In the past week two new players have arrived in the autonomous truck market, one with a revolutionary new concept that gives ‘autonomous’ a whole new meaning and could see drivers operating vehicles from their desk rather than a cab.
Currently Otto (established in 2016 and subsequently acquired by Uber) and Embark, which unveiled its self-driving truck technology last week, both feature sophisticated LiDar systems optimised to navigate the US interstate system, but still need a human in the driver’s seat to navigate surface roads.
This week Starsky Robotics joined the mix, but with a twist. The company has a dual approach: Use software, radar, and computer vision cameras to allow long haul trucks to drive autonomously on the highway, and then turn the job over to a trained ‘driver’ using a remote control to bring the truck from the exit to its final destination.

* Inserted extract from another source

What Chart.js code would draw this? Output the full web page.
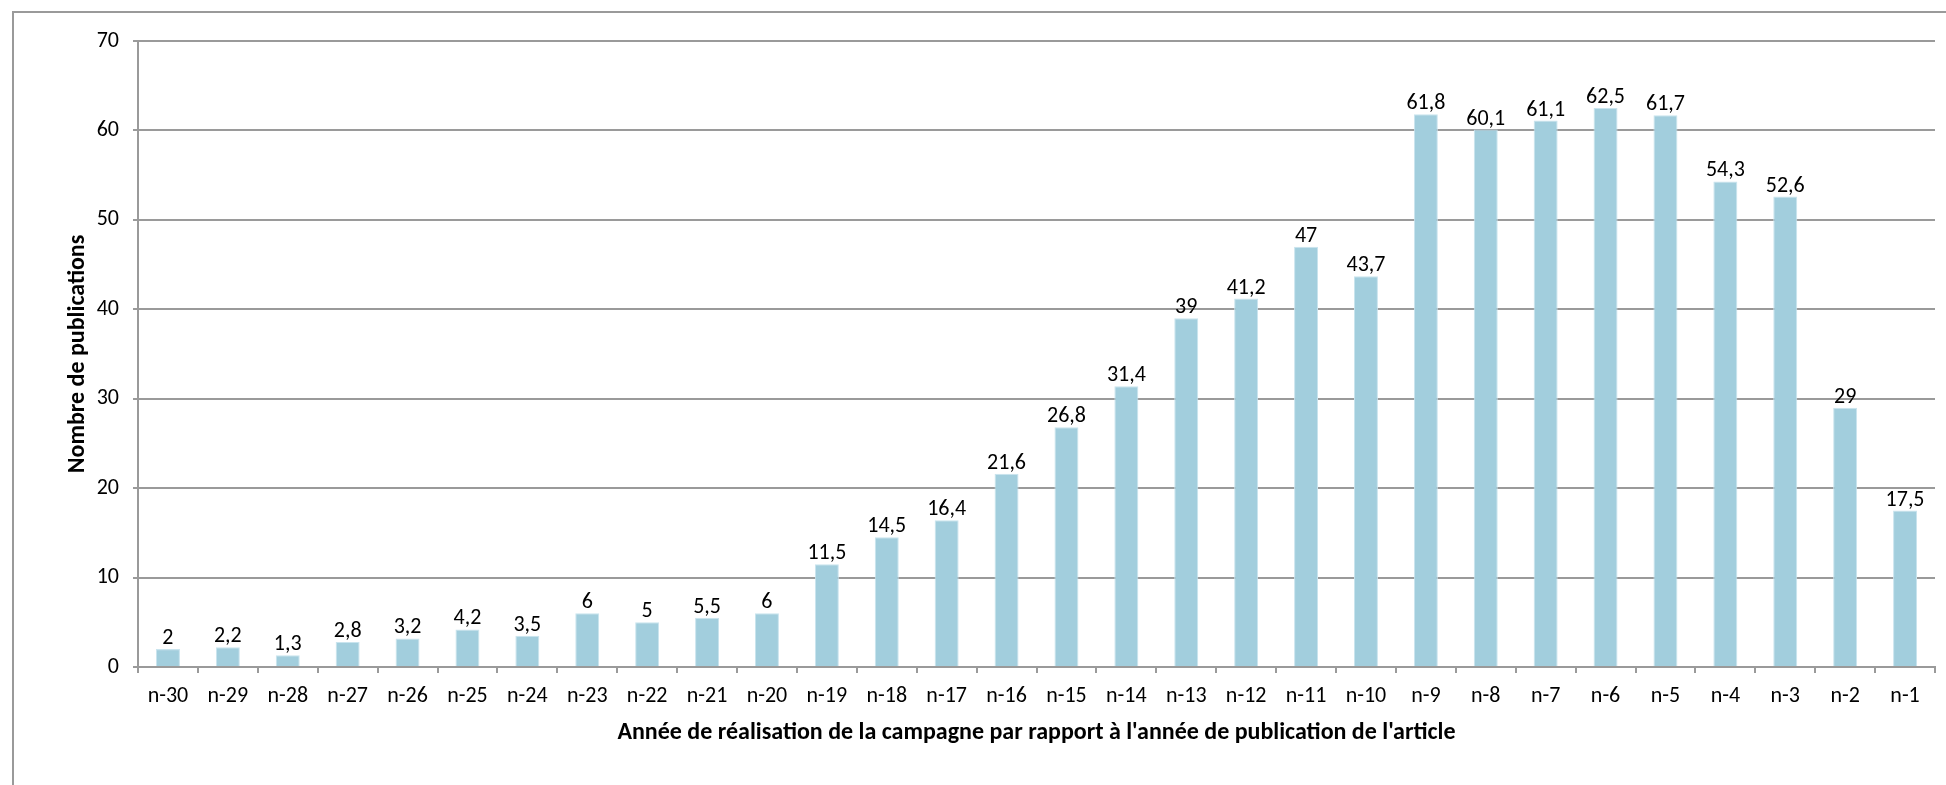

The company, which was co-founded by Kartik Tiwari and Stefan Seltz-Axmacher, has developed an aftermarket retrofit kit that includes robotics controls that can physically push the pedals, turn the steering wheel, and change gear. The office-based remote drivers can take control of the trucks at any time.
For the immediate future, Seltz-Axmacher says the company plans to continue testing with a driver at the wheel, but there are plans to take drivers out of the truck by the end of the year.
Last month, Starsky Robotics successfully moved a 5,000-pound [2267kg] load of empty milk crates about 120 miles [193 kms] with the truck driving autonomously about 85% of the time.